Он опять, морщась, поднялся, убрал со стола в шкаф бутылку, конфеты, рюмки, а оттуда вытащил и положил на стол большой серый пакет.

— Я хочу, Сережа, чтоб в постели ее ублажали вы. С сегодняшнего дня я удваиваю вам зарплату, кроме этого, возьмите пакет, в нем, думаю, неплохая сумма. В нашей сделке все честно и чисто.

Бильбао даже не сразу нашелся что ответить Солодовых. Он перевел взгляд на Петрова, словно прося у того подсказки. Петров по-прежнему рассматривал носки туфель.

— А если я не соглашусь, Василий Егорович?

— Я не пойму мотивацию вашего отказа. И не приму этого. Но если все же не захотите… — он забарабанил пальцами по серому конверту, — конечно же, после всего, что вы узнали, нам просто придется расстаться. Немедленно.

Бильбао встал, без слов шагнул к двери, вышел в коридор. Петров наконец поднял голову, взглянул на шефа:

— Я же вам говорил…

— Верни его. Скажи, что это была очередная проверка, и он ее выдержал, другое что-то придумай. Верни. А зарплату ему я действительно удваиваю.

Дорогой костюм на Сиротке висел как на вешалке, галстук тоже был повязан неопрятно. Плюс к этому — грязные туфли.

В таком виде он впервые заявился в квартиру Солодовых. Бильбао молча поблагодарил судьбу, что в это время в доме не было ни Татьяны, ни Василия Егоровича. Зато нянечка Дениса, Елена, прочла мысли Бильбао и улыбнулась:

— Думаете, что вы сюда пришли в лучшем виде?
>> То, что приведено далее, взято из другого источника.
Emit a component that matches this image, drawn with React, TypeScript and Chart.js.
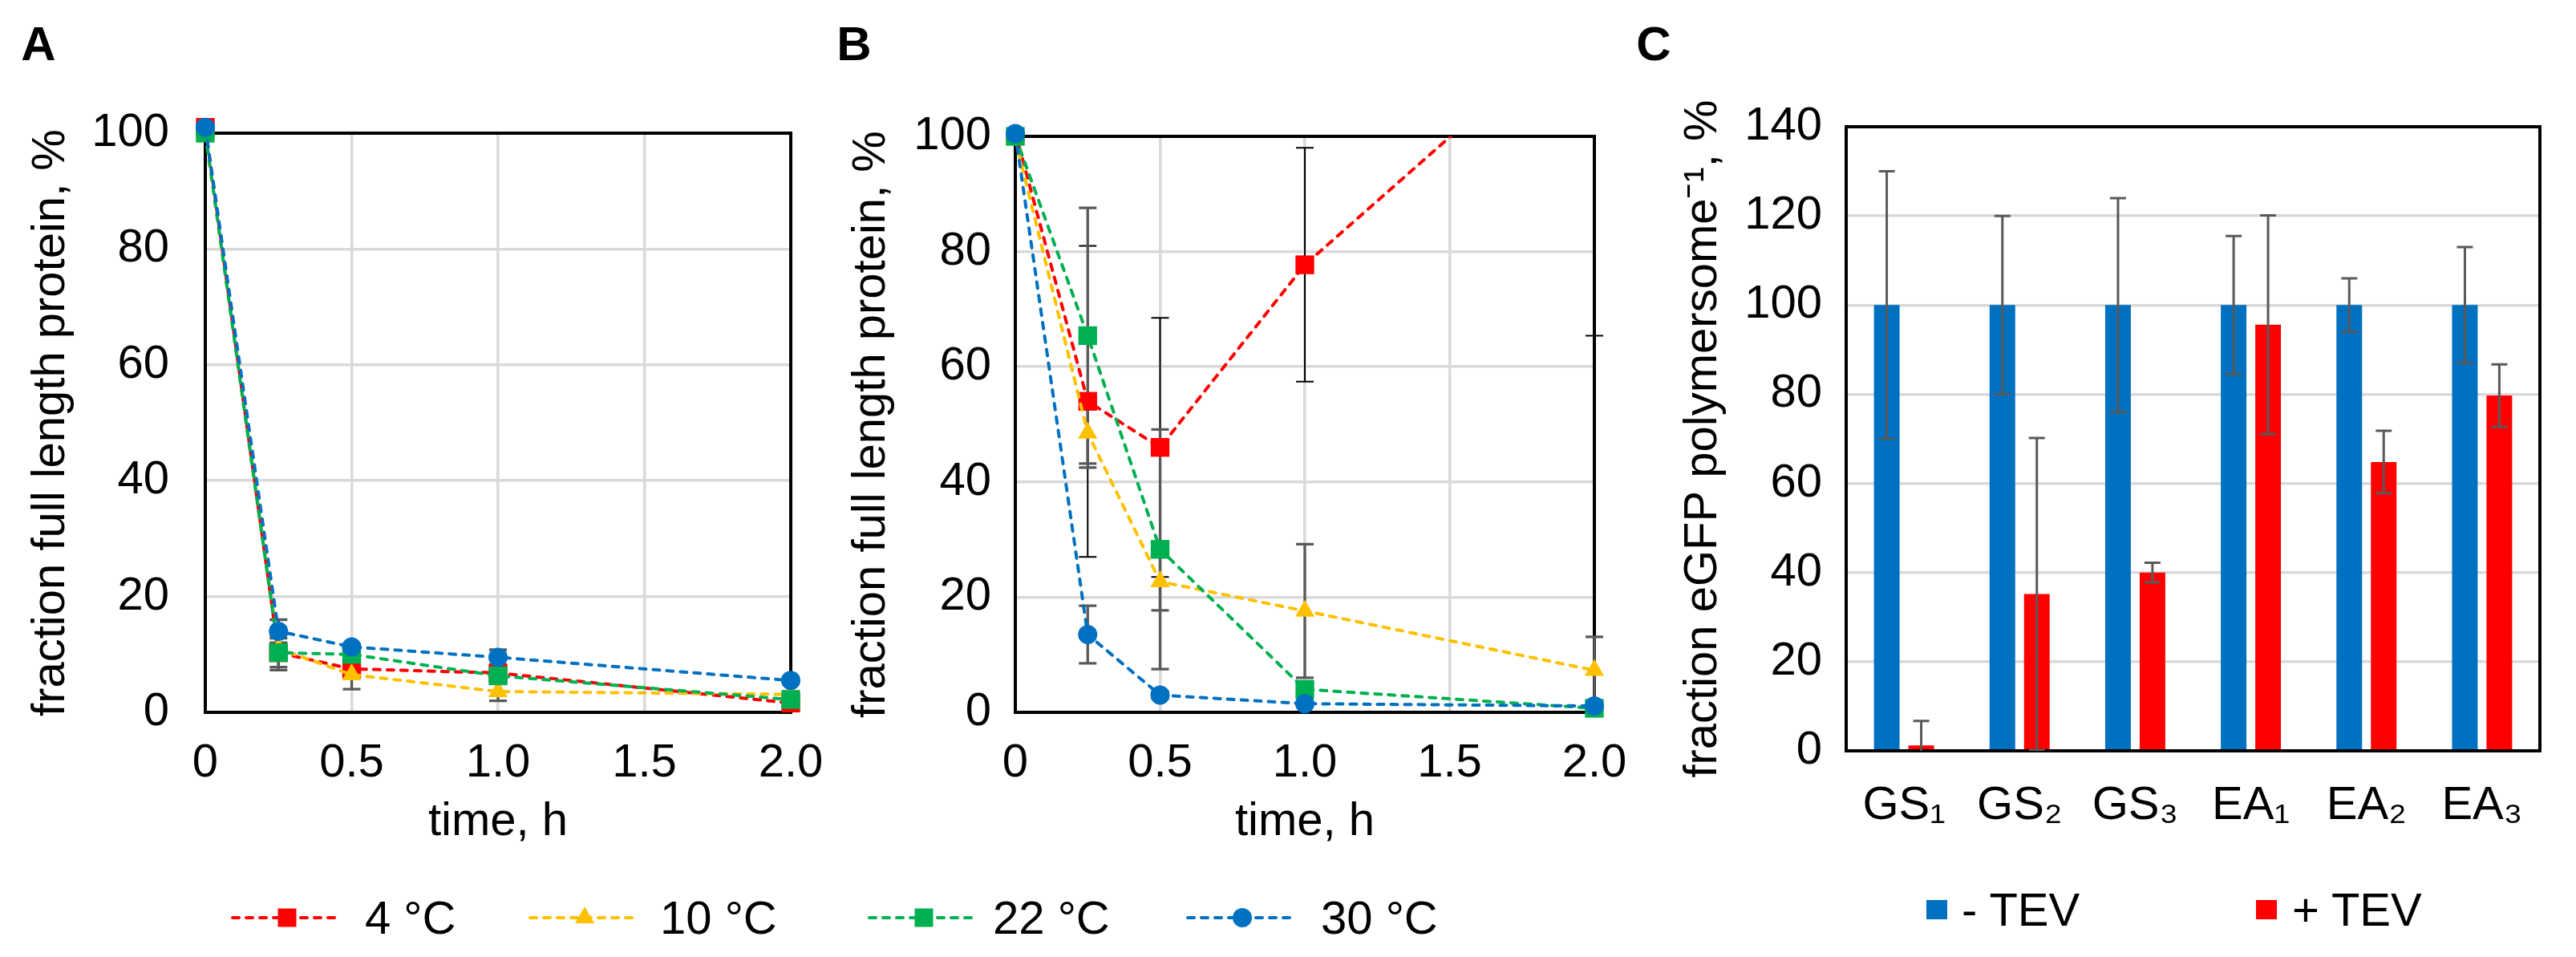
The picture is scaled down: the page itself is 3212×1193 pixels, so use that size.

— А что, в таком же? — растерянно спросил он. Теперь она уже засмеялась:

— И еще вы нож в руках держать не могли, коньяк селедкой закусывали… — Елена повернулась к Сиротке: — Начнем с галстука. Я покажу, как его завязывают, а вы дома сто раз, никак не меньше, будете проделывать это у зеркала. И обувь, обувь!..

Уже через неделю после этого Сиротка свыкся с костюмом. На новоселье у Бильбао он выглядел как подобает.

Впрочем, никакого новоселья не было. За кухонным столиком уселись три мужика и распили бутылку водки. После этого Сиротку слегка повело, его отправили домой, а Петров и новый хозяин уютной однокомнатной квартиры начали служебный разговор.

Тема его была, конечно же, связана с событием, случившимся этим утром. Вместе с прочей корреспонденцией на стол шефу легло письмо, в котором лежала лишь фотография. Даже записки в конверте не было, хотя, впрочем, она и не нужна была. Что могли добавить слова к снимку, на котором запечатлена черная плита гранита, поставленная на могиле Ильи Борисовича Борга? Ниже этой фамилии искусный художник вывел еще одну: «Солодовых Василий Егорович» — и годом смерти датировал текущий год.